**WHAT TO DO:** Begin the copy with the line that contains "Reproduce this diagram with TikZ." and end it with the line that contains "(server) -- (serverend);". Print these lines exactly and omit all pictures.

**RECORD LIST:**
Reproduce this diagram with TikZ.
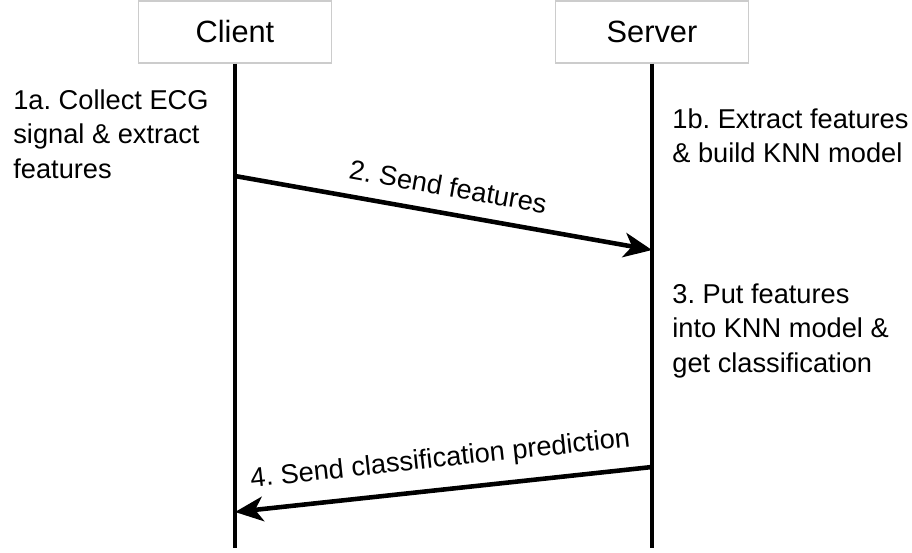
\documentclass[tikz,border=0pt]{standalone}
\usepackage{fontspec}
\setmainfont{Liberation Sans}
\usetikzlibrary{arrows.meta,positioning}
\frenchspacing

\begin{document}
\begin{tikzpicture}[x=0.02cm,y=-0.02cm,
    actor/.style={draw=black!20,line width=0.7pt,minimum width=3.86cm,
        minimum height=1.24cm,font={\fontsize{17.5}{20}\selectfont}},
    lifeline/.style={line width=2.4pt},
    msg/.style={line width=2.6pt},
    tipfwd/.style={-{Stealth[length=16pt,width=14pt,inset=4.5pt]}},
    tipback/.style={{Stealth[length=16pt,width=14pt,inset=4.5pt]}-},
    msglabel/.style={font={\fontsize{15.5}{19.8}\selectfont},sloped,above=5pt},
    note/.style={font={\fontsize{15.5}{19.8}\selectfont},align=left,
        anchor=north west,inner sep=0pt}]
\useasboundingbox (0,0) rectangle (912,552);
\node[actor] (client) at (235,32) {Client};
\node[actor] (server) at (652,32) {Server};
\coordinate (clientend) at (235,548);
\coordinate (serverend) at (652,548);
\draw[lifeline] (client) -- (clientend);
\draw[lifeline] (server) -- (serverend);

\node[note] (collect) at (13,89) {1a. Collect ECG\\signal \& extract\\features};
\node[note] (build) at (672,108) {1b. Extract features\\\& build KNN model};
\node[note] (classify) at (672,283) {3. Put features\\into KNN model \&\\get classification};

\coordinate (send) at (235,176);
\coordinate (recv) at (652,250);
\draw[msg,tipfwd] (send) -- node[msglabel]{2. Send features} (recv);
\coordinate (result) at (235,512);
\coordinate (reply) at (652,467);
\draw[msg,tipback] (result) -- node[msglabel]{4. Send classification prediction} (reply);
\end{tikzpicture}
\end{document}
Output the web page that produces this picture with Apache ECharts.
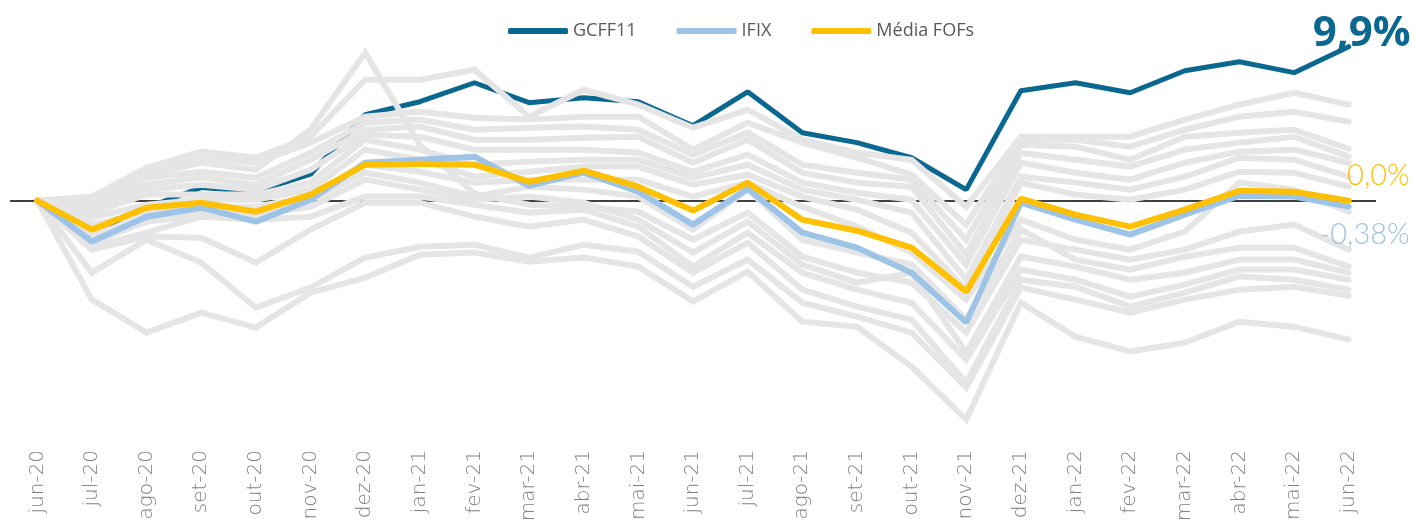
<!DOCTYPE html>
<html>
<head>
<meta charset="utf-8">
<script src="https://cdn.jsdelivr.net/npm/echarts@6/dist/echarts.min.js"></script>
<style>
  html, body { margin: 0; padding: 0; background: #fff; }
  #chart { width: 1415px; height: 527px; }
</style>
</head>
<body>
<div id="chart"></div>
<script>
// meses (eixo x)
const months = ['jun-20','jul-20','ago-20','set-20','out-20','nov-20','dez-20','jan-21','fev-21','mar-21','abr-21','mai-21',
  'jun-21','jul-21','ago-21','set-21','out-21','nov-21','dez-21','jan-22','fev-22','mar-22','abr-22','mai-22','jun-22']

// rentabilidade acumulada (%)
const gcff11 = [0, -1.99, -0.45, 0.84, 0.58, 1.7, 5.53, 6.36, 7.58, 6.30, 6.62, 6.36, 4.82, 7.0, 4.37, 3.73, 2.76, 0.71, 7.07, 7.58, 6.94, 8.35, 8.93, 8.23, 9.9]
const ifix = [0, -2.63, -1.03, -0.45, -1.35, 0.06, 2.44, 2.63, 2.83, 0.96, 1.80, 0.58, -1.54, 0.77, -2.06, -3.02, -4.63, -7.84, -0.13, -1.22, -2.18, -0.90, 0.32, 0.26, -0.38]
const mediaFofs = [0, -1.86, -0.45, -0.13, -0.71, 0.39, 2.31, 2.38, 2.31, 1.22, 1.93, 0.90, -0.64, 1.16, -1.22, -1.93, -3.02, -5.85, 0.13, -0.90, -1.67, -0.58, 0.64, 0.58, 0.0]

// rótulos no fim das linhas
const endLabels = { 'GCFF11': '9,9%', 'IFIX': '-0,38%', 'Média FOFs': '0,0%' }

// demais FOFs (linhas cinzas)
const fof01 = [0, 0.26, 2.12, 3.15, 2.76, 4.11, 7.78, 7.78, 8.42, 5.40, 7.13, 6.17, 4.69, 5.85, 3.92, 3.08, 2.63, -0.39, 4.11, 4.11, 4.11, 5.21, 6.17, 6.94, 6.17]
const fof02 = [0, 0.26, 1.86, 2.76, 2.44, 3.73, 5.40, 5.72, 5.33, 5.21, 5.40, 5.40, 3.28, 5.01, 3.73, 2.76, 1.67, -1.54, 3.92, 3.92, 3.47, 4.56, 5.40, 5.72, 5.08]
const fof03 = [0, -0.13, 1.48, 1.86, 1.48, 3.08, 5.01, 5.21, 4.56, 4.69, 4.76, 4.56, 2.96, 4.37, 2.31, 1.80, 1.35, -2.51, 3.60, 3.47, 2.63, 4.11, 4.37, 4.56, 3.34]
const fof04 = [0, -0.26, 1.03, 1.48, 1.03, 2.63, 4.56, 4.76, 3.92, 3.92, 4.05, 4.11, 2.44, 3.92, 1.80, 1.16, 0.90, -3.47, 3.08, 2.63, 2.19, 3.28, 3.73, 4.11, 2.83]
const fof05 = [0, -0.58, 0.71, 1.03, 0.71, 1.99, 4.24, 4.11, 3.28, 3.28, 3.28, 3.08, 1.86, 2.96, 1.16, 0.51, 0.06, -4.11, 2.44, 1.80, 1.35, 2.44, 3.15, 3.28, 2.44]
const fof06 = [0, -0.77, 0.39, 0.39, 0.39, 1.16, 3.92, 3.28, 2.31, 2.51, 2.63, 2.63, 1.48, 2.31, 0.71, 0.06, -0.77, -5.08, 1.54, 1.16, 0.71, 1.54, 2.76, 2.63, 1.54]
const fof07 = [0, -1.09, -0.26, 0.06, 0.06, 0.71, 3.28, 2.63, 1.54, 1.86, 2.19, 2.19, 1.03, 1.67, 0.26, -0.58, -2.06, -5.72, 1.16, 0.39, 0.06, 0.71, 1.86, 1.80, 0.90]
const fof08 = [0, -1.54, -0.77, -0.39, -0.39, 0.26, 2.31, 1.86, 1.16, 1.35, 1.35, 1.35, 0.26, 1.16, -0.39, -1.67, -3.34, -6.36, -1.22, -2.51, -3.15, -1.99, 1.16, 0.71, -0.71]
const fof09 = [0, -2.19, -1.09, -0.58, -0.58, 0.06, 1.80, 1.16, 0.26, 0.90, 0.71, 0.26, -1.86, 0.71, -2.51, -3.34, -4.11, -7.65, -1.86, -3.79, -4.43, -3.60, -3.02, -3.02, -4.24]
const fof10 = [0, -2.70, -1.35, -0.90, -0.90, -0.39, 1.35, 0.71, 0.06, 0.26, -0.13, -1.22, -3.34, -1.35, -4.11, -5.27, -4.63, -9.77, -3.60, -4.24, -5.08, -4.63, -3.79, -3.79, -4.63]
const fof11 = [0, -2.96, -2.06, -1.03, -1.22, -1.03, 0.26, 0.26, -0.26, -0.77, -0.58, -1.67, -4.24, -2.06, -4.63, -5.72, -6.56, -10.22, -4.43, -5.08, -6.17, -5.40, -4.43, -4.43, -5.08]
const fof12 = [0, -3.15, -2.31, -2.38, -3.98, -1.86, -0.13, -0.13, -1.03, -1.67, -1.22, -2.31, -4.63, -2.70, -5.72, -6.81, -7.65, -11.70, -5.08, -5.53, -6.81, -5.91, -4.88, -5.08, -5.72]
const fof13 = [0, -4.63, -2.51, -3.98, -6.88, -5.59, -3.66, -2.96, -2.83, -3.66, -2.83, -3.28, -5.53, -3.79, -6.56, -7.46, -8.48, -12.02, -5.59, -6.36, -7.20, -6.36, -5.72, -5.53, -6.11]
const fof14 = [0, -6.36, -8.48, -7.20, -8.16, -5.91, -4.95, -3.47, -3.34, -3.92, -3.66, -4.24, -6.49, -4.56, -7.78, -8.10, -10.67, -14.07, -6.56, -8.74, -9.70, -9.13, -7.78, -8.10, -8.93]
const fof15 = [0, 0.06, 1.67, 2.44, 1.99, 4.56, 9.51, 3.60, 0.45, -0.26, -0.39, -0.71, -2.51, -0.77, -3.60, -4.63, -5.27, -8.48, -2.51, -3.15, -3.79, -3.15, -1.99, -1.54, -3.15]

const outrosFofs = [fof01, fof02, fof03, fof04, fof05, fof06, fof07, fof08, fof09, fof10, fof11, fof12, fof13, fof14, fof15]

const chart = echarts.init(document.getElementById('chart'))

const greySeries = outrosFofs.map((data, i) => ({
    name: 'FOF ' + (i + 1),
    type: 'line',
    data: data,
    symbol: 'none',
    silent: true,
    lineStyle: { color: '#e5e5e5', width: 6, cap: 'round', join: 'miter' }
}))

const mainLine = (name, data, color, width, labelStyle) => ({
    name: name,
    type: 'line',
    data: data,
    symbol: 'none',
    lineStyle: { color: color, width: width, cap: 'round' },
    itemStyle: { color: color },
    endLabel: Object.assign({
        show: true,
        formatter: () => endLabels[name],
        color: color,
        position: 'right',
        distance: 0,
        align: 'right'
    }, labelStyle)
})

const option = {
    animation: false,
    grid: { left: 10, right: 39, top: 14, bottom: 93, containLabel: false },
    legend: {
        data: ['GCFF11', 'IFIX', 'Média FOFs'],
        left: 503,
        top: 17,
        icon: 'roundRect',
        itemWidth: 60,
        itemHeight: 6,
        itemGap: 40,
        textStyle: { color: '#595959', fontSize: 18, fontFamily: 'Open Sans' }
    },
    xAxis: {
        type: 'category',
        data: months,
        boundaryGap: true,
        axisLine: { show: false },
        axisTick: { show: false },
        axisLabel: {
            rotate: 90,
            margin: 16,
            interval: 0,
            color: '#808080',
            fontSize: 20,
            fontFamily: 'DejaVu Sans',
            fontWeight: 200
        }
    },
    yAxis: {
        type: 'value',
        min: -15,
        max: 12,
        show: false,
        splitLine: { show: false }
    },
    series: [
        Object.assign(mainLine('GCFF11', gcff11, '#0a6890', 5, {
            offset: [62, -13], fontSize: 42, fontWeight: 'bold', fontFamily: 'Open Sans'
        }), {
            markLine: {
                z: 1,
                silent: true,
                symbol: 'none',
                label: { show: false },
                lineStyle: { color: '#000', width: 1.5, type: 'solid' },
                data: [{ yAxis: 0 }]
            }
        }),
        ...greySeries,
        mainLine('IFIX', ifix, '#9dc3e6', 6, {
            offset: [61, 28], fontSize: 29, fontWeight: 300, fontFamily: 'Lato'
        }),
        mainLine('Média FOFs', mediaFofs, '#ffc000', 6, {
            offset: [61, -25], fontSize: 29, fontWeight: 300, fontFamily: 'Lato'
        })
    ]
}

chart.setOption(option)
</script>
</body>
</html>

==

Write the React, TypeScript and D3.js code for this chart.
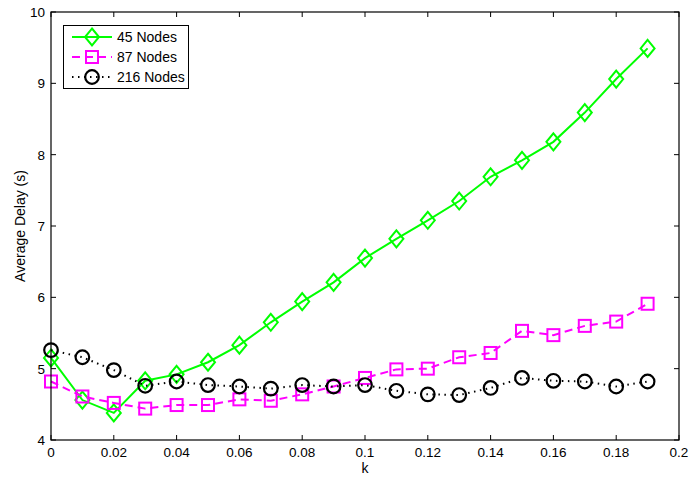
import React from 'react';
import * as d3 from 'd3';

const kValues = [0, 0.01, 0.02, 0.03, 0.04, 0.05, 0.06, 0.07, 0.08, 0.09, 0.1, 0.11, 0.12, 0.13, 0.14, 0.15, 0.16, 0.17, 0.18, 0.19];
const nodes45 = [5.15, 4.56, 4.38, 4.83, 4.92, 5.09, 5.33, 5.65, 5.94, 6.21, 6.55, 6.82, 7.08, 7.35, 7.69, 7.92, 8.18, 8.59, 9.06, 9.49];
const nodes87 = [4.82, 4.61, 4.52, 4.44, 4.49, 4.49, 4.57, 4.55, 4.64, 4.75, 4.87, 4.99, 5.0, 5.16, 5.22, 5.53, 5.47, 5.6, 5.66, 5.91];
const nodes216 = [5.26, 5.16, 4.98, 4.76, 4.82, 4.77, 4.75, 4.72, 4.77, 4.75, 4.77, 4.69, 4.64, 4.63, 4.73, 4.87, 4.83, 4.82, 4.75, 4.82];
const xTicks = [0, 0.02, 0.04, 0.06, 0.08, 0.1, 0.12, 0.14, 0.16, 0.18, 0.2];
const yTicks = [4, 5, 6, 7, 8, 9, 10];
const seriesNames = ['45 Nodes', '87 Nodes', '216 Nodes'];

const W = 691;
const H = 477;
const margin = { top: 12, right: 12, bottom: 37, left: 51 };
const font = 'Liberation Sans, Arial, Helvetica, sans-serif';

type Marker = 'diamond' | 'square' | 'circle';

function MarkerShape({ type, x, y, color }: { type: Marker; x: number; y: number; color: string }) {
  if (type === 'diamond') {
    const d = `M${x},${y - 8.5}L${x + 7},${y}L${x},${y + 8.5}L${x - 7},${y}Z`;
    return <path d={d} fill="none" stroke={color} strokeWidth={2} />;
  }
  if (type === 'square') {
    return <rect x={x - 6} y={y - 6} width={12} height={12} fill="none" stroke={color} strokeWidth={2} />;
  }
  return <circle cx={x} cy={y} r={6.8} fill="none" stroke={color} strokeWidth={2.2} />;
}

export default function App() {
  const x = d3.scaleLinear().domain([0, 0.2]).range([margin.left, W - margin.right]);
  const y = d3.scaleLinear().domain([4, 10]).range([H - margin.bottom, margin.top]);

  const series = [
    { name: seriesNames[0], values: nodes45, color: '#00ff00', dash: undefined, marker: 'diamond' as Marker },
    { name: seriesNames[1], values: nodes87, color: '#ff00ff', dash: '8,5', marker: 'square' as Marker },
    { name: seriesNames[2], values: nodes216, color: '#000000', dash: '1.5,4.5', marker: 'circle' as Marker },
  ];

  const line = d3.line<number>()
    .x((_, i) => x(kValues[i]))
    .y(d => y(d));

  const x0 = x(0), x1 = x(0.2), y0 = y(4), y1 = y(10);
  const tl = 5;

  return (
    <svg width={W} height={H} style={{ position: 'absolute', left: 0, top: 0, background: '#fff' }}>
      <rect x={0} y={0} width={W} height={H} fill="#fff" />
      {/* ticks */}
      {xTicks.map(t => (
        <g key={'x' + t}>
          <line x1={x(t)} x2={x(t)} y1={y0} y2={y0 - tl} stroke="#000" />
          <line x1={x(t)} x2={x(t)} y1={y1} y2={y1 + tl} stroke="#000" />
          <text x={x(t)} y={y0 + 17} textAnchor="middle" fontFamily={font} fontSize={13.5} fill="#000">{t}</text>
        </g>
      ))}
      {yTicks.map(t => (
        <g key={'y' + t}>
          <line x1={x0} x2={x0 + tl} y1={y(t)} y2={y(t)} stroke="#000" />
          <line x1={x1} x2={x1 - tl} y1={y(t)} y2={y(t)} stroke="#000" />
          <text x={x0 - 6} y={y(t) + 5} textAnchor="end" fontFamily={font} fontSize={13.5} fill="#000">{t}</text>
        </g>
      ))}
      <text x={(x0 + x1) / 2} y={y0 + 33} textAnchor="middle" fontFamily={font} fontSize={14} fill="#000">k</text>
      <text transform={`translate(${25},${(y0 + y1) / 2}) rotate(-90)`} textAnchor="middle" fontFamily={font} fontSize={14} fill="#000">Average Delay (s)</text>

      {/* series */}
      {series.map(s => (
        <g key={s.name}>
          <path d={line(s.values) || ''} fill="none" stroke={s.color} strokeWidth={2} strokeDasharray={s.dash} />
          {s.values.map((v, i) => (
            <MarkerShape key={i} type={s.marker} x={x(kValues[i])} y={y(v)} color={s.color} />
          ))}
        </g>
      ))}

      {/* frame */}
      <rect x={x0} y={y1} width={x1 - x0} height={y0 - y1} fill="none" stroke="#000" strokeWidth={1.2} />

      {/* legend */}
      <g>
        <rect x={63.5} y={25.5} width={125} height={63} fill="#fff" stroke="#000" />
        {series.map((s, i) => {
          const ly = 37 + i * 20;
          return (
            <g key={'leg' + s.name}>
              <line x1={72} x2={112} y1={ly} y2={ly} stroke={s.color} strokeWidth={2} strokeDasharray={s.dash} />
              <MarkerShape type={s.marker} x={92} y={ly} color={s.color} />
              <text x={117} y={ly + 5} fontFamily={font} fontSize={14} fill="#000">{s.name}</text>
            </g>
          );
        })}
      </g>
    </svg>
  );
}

**OUTPUT OF THE EXERCISE:**
Reproduce this diagram with TikZ.
\documentclass[tikz,border=0pt]{standalone}
\usepackage{fontspec}
\setmainfont{Liberation Sans}
\usetikzlibrary{arrows.meta,positioning}
\frenchspacing

\begin{document}
\begin{tikzpicture}[x=0.02cm,y=-0.02cm,
    actor/.style={draw=black!20,line width=0.7pt,minimum width=3.86cm,
        minimum height=1.24cm,font={\fontsize{17.5}{20}\selectfont}},
    lifeline/.style={line width=2.4pt},
    msg/.style={line width=2.6pt},
    tipfwd/.style={-{Stealth[length=16pt,width=14pt,inset=4.5pt]}},
    tipback/.style={{Stealth[length=16pt,width=14pt,inset=4.5pt]}-},
    msglabel/.style={font={\fontsize{15.5}{19.8}\selectfont},sloped,above=5pt},
    note/.style={font={\fontsize{15.5}{19.8}\selectfont},align=left,
        anchor=north west,inner sep=0pt}]
\useasboundingbox (0,0) rectangle (912,552);
\node[actor] (client) at (235,32) {Client};
\node[actor] (server) at (652,32) {Server};
\coordinate (clientend) at (235,548);
\coordinate (serverend) at (652,548);
\draw[lifeline] (client) -- (clientend);
\draw[lifeline] (server) -- (serverend);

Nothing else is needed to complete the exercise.